Hey I’m gonna be a rock star

My husband made my day earlier this week.

He told me that I’m a brilliant Mum. 


He’s told me this before numerous times but this time was different. Previously when he’s said it I’ve mostly either been in too much of a fog to listen or it’s been in response to some meltdown either I or the baby was having. I have never believed him when he has said it before. Other people have said it, or versions of it, to me too and I’ve never believed them either.

This time was different because it was completely out of the blue and unprovoked by my hysteria. That, and this time I could tell he really meant it – he wasn’t just trying to make me feel better. 

About half an hour earlier I’d been feeding the baby, who was screaming between every sip, and I was trying everything I could think of to calm him down. I concluded his teeth and the heat were making him even more irritable in addition to his normal evening grumpiness. I stripped him down, gave him some bonjella and he reluctantly agreed to finish his bottle with a bit of gentle rocking and singing the Grand Old Duke of York – random selection – he’d already cried through Rock a Bye Baby and Baa Baa Black Sheep (or whatever the PC version is that I’m supposed to use these days) and I’ve no idea why he liked the Grand Old Duke that day – or maybe he’d just had enough of my singing. The point is it worked, he drank and went to sleep.

Song of the hour – the Grand Old Duke of York

I’d then sat there holding him upright wondering if I’d ever get the hang of this and how people manage to forget all of this when they decide to have a second baby.

So my husband’s praise came just at the right time and for the first time I think I actually allowed myself to believe him a little bit. I decided to look at the previous hour with pride that I succeeded rather than concentrating on the relentless screams. 

It got me thinking generally about how much I’ve been beating myself up about my baby being unhappy and for the first time I looked at it with a new perspective.

Nobody has fought harder with the doctors who were so dismissive of his reflux than me. And eventually we have some medication that is working. I had to go all Mummy Lion to get it but something tells me it won’t be the last time I do that (I had a tendency to go all Mummy lion before I even had a cub to do it over if we’re being honest).

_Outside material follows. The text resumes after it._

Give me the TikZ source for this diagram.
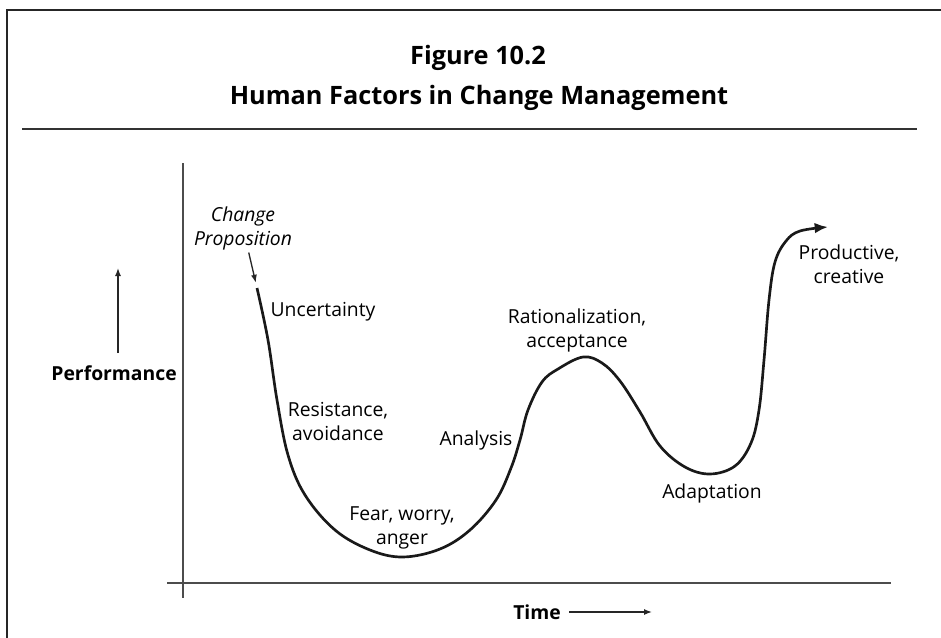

My son’s bathtime has gone from me wondering if I’ve actually died and gone to hell to one of the highlights of my day. I can’t pinpoint when this happened but it was roughly around the time I started giving a little performance each night (a full on song, dance and rhyming spectacular with a host of animal friends and the baby sat on his own boat – well a lilo of sorts but we call it a boat)! My boy now loves it and you’ve never seen such a happy, smiling baby (who knew my singing was so great).

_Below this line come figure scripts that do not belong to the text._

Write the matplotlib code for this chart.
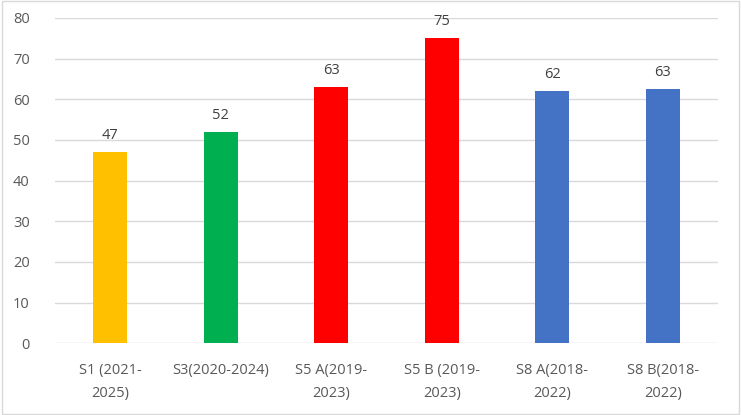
import matplotlib.pyplot as plt
from matplotlib.patches import Rectangle

categories = ['S1 (2021-\n2025)', 'S3(2020-2024)', 'S5 A(2019-\n2023)',
              'S5 B (2019-\n2023)', 'S8 A(2018-\n2022)', 'S8 B(2018-\n2022)']
values = [47, 52, 63, 75, 62, 62.6]
colors = ['#FFC000', '#00B050', '#FF0000', '#FF0000', '#4472C4', '#4472C4']
yticks = [0, 10, 20, 30, 40, 50, 60, 70, 80]

plt.rcParams['font.family'] = ['Open Sans', 'DejaVu Sans']
text_color = '#595959'

fig = plt.figure(figsize=(7.41, 4.15), dpi=100)
ax = fig.add_axes([0.074, 0.173, 0.895, 0.784])

x = range(len(categories))
bars = ax.bar(x, values, width=0.31, color=colors, zorder=3)
for b, v in zip(bars, values):
    ax.text(b.get_x() + b.get_width() / 2, v + 2.2, f'{v:.0f}',
            ha='center', va='bottom', fontsize=10.5, color='#404040')

ax.set_xlim(-0.5, len(categories) - 0.5)
ax.set_ylim(0, 80)
ax.set_yticks(yticks)
ax.set_xticks(list(x))
ax.set_xticklabels(categories, fontsize=10.5, color=text_color, linespacing=1.75)
ax.tick_params(axis='y', labelsize=10.5, labelcolor=text_color, length=0, pad=18)
ax.tick_params(axis='x', length=0, pad=14)
ax.grid(axis='y', color='#D9D9D9', linewidth=1, zorder=0)
for s in ax.spines.values():
    s.set_visible(False)

fig.patches.append(Rectangle((0.003, 0.003), 0.994, 0.994, transform=fig.transFigure,
                             fill=False, edgecolor='#D9D9D9', linewidth=1))

fig.savefig('out.png', dpi=100)
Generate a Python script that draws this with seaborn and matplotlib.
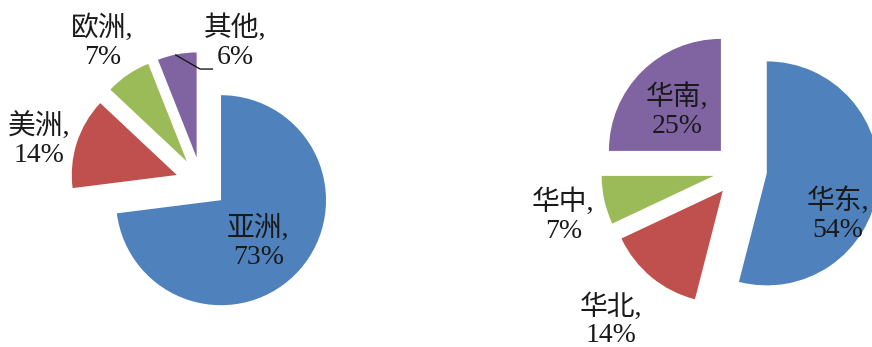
import numpy as np
import matplotlib
matplotlib.use("Agg")
import matplotlib.pyplot as plt
import seaborn as sns

# ---- data ----
left_labels = ["亚洲", "美洲", "欧洲", "其他"]
left_values = [73, 14, 7, 6]
right_labels = ["华东", "华北", "华中", "华南"]
right_values = [54, 14, 7, 25]

colors = ["#4F81BD", "#C0504D", "#9BBB59", "#8064A2"]

sns.set_style("white")
plt.rcParams["font.family"] = ["Liberation Serif", "Noto Sans CJK SC", "DejaVu Sans"]

W, H = 872, 347
fig = plt.figure(figsize=(W / 100, H / 100), dpi=100)
ax = fig.add_axes([0, 0, 1, 1])

# layout (pixel units, y measured upward)
left_center = (201.5, H - 183)
left_radius = 105
left_explode = 26
right_center = (740, H - 170)
right_radius = 112
right_explode = 27

wl, _ = ax.pie(left_values, colors=colors, startangle=90, counterclock=False,
               explode=[left_explode] * 4, center=left_center, radius=left_radius,
               wedgeprops=dict(linewidth=0))
wr, _ = ax.pie(right_values, colors=colors, startangle=90, counterclock=False,
               explode=[right_explode] * 4, center=right_center, radius=right_radius,
               wedgeprops=dict(linewidth=0))

ax.set_xlim(0, W)
ax.set_ylim(0, H)
ax.set_aspect("auto")
ax.axis("off")

# label placement: (radial factor, angle in degrees) relative to pie centre
left_label_pos = [(0.78, -46.2), (1.60, 165.2), (1.64, 125.2), (1.38, 76.6)]
right_label_pos = [(0.96, -24.7), (1.77, -130.5), (1.63, -165.4), (0.77, 136.9)]

txtkw = dict(fontsize=20, color="#1a1a1a", ha="center", va="center",
             multialignment="center", linespacing=1.15)


def place(labels, values, pos, center, radius):
    for lab, val, (f, ang) in zip(labels, values, pos):
        a = np.deg2rad(ang)
        x = center[0] + f * radius * np.cos(a)
        y = center[1] + f * radius * np.sin(a)
        ax.text(x, y, f"{lab},\n{val}%", **txtkw)


place(left_labels, left_values, left_label_pos, left_center, left_radius)
place(right_labels, right_values, right_label_pos, right_center, right_radius)

# leader line for the small "其他" slice
w = wl[3]
mid = np.deg2rad((w.theta1 + w.theta2) / 2 + 1)
sx = w.center[0] + w.r * np.cos(mid)
sy = w.center[1] + w.r * np.sin(mid)
f, ang = left_label_pos[3]
tx = left_center[0] + f * left_radius * np.cos(np.deg2rad(ang))
ty = left_center[1] + f * left_radius * np.sin(np.deg2rad(ang))
ex, ey = tx - 22, ty - 27
ax.plot([sx, ex - 13, ex], [sy, ey, ey], color="#1a1a1a", lw=1.0,
        solid_capstyle="butt")

fig.savefig("out.png", dpi=100)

I met up with a group of other Mums this week and for the first time really noticed that their babies cried a lot too. And they were losing their shit too. They’d told me they did before but I’d been too wrapped up in noticing when their babies were quiet and content.

Don’t get me wrong, the very next day after my husband told me this I still had lots of moments of insanity. Yet, somehow I found them a little bit easier to deal with knowing how much faith he has in me (even after living with this crazy woman who wears cabbage, picks her baby’s nose and has a split personality to rival Jekyll and Hyde that I’ve become over the last few months) and having the belief myself, even if just for a few seconds, that maybe I can do this. 

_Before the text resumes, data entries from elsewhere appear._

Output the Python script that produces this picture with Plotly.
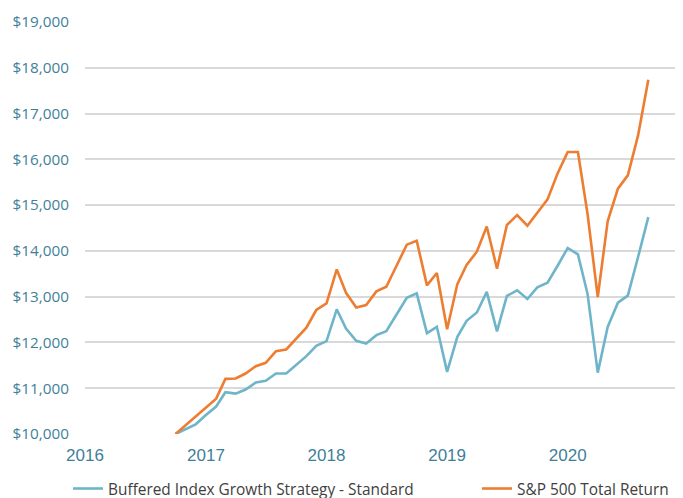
import pandas as pd
import plotly.graph_objects as go

# Monthly dates, Oct 2016 - Sep 2020
dates = pd.date_range("2016-10-01", periods=48, freq="MS")

buffered = [10000, 10109, 10212, 10416, 10599, 10912, 10883, 10971, 11124, 11161,
            11321, 11321, 11504, 11701, 11927, 12029, 12721, 12305, 12035, 11977,
            12159, 12247, 12611, 12976, 13071, 12203, 12341, 11357, 12123, 12473,
            12655, 13105, 12243, 13015, 13138, 12949, 13204, 13306, 13670, 14063,
            13923, 13065, 11341, 12338, 12869, 13022, 13866, 14738]

sp500 = [10000, 10190, 10390, 10580, 10772, 11204, 11212, 11321, 11482, 11555,
         11810, 11847, 12088, 12321, 12708, 12853, 13596, 13085, 12764, 12815,
         13115, 13217, 13676, 14136, 14223, 13246, 13516, 12290, 13275, 13691,
         13982, 14533, 13611, 14565, 14783, 14550, 14834, 15125, 15686, 16159,
         16159, 14812, 12993, 14645, 15358, 15649, 16523, 17738]

series_names = ["Buffered Index Growth Strategy - Standard", "S&P 500 Total Return"]
series_colors = ["#6FB5CA", "#ED7D31"]
legend_ids = ["legend", "legend2"]

year_ticks = ["2016-01-01", "2017-01-01", "2018-01-01", "2019-01-01", "2020-01-01"]
year_labels = ["2016", "2017", "2018", "2019", "2020"]
y_ticks = list(range(10000, 19001, 1000))
y_labels = ["${:,}".format(v) for v in y_ticks]

W, H = 675, 490  # page body has an 8px default margin

fig = go.Figure()
for name, vals, col, lg in zip(series_names, [buffered, sp500], series_colors, legend_ids):
    fig.add_trace(go.Scatter(
        x=dates, y=vals, mode="lines", name=name, legend=lg,
        line=dict(color=col, width=2.6), cliponaxis=False,
    ))

legend_common = dict(
    orientation="h", xref="container", yref="container",
    xanchor="left", y=9 / H, yanchor="middle",
    font=dict(family="Open Sans", size=15.4, color="#404040"),
    bgcolor="rgba(0,0,0,0)",
)

fig.update_layout(
    width=W, height=H,
    margin=dict(l=77, r=0, t=14, b=64, autoexpand=False),
    paper_bgcolor="white", plot_bgcolor="white",
    showlegend=True,
    legend=dict(x=60 / W, **legend_common),
    legend2=dict(x=469 / W, **legend_common),
    xaxis=dict(
        type="date", range=["2016-01-01", "2020-12-15"],
        tickvals=year_ticks, ticktext=year_labels,
        showgrid=False, zeroline=False, showline=False, ticks="",
        tickfont=dict(family="Liberation Sans, Arial", size=17, color="#3F7F99"),
        ticklabelstandoff=9,
    ),
    yaxis=dict(
        range=[10000, 19000],
        tickvals=y_ticks, ticktext=y_labels,
        showgrid=True, gridcolor="#D9D9D9", gridwidth=2,
        zeroline=False, showline=False, ticks="",
        tickfont=dict(family="Open Sans", size=15.3, color="#3F7F99"),
        ticklabelstandoff=15,
    ),
)

fig.write_html("out.html")
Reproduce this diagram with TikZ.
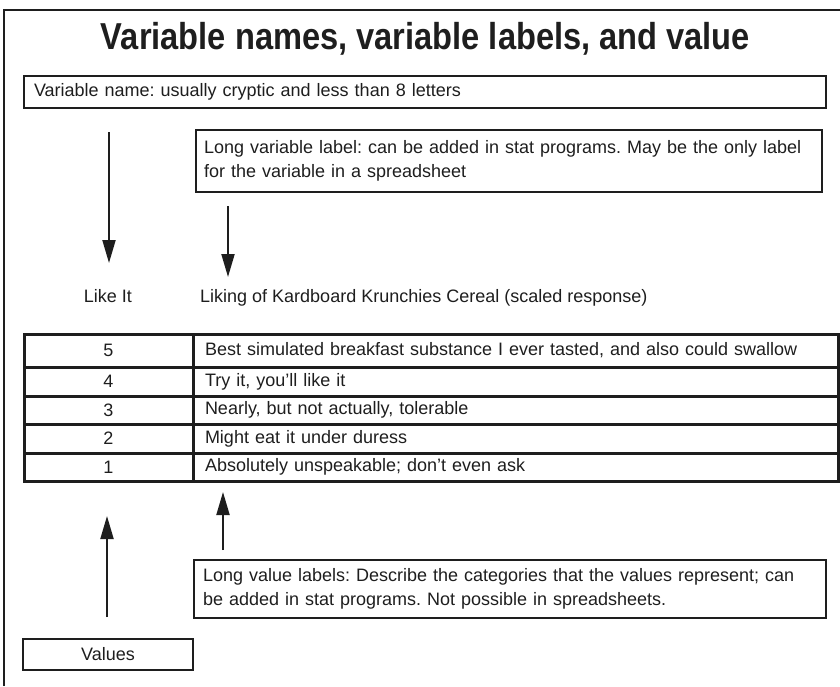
\documentclass[tikz,border=0pt]{standalone}
\usepackage{fontspec}
\setmainfont{Liberation Sans}
\usetikzlibrary{arrows.meta}
\definecolor{ink}{HTML}{1E1E1E}
\frenchspacing
\begin{document}
\begin{tikzpicture}[x=1pt,y=-1pt,
  every node/.style={text=ink, font=\fontsize{18}{24}\selectfont\frenchspacing},
  box/.style={draw=ink, line width=2.5pt, rectangle, outer sep=0pt, anchor=north west},
  cell/.style={draw=ink, line width=3pt, rectangle, outer sep=0pt, inner sep=0pt, anchor=north west},
  txt/.style={inner sep=0pt},
  arr/.style={draw=ink, line width=2pt, -{Triangle[length=23pt,width=13pt]}},
  frame/.style={draw=ink, line width=2pt}]
\useasboundingbox (0,0) rectangle (840,686);
\draw[frame] (4,686) -- (4,10) -- (840,10);
\node[txt, anchor=base] (title) at (425.5,49) {\scalebox{0.87}[1]{\fontsize{37.5}{40}\selectfont\bfseries Variable names, variable labels, and value}};

\node[box, text width=782pt, minimum height=32pt, inner xsep=10pt, inner ysep=0pt, align=left] (vn) at (24,76) {Variable name: usually cryptic and less than 8 letters};

\node[box, text width=610pt, minimum height=62pt, inner xsep=8pt, inner ysep=0pt, align=left] (lvl) at (196,130) {Long variable label: can be added in stat programs. May be the only label\\for the variable in a spreadsheet};

\node[txt, anchor=base] (likeit) at (108,302) {Like It};
\node[txt, anchor=base west] (liking) at (200,302) {Liking of Kardboard Krunchies Cereal (scaled response)};

% table
\foreach \n/\t/\h/\lab in {5/334/33/{Best simulated breakfast substance I ever tasted, and also could swallow},
                           4/367/29/{Try it, you’ll like it},
                           3/396/28/{Nearly, but not actually, tolerable},
                           2/424/29/{Might eat it under duress},
                           1/453/28/{Absolutely unspeakable; don’t even ask}}{
  \node[cell, minimum width=169pt, minimum height=\h pt, align=center] (v\n) at (24,\t) {\n};
  \node[cell, minimum width=633pt, minimum height=\h pt, text width=621pt, inner xsep=12pt, align=left] (l\n) at (193,\t) {\lab};
}

\node[box, text width=614pt, minimum height=58pt, inner xsep=9pt, inner ysep=0pt, align=left] (lvb) at (194,560) {Long value labels: Describe the categories that the values represent; can\\be added in stat programs. Not possible in spreadsheets.};

\node[box, minimum width=170pt, minimum height=31pt, inner sep=0pt, align=center] (values) at (23,639) {Values};

% arrows
\coordinate (a1s) at (109,132); \coordinate (a1e) at (109,263);
\coordinate (a2s) at (228,206); \coordinate (a2e) at (228,277);
\coordinate (a3s) at (223,550); \coordinate (a3e) at (223,492);
\coordinate (a4s) at (107,617); \coordinate (a4e) at (107,516);
\draw[arr] (a1s) -- (a1e);
\draw[arr] (a2s) -- (a2e);
\draw[arr] (a3s) -- (a3e);
\draw[arr] (a4s) -- (a4e);
\end{tikzpicture}
\end{document}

I may not know what the hell I’m doing but maybe I’m not failing completely.


I started drafting this post a few days ago and the addendum to this is that I think I might have, ever so slightly, mellowed a little bit (I mean like a tiny fraction of an iota) just because of this little thing my husband said and an amazing thing happened. The baby mellowed ever so slightly too. I’ve never heard so much baby gurgling and laughter.  I’ll probably lose my shit again later when he begins the evening grump but for now the sun is shining, I’ve just had a flock of old women at the chemist cooing over my beautiful baby who talked to them in baby gurgle and smiled on cue and I feel like a rock star Mum for the first time in 15 long weeks.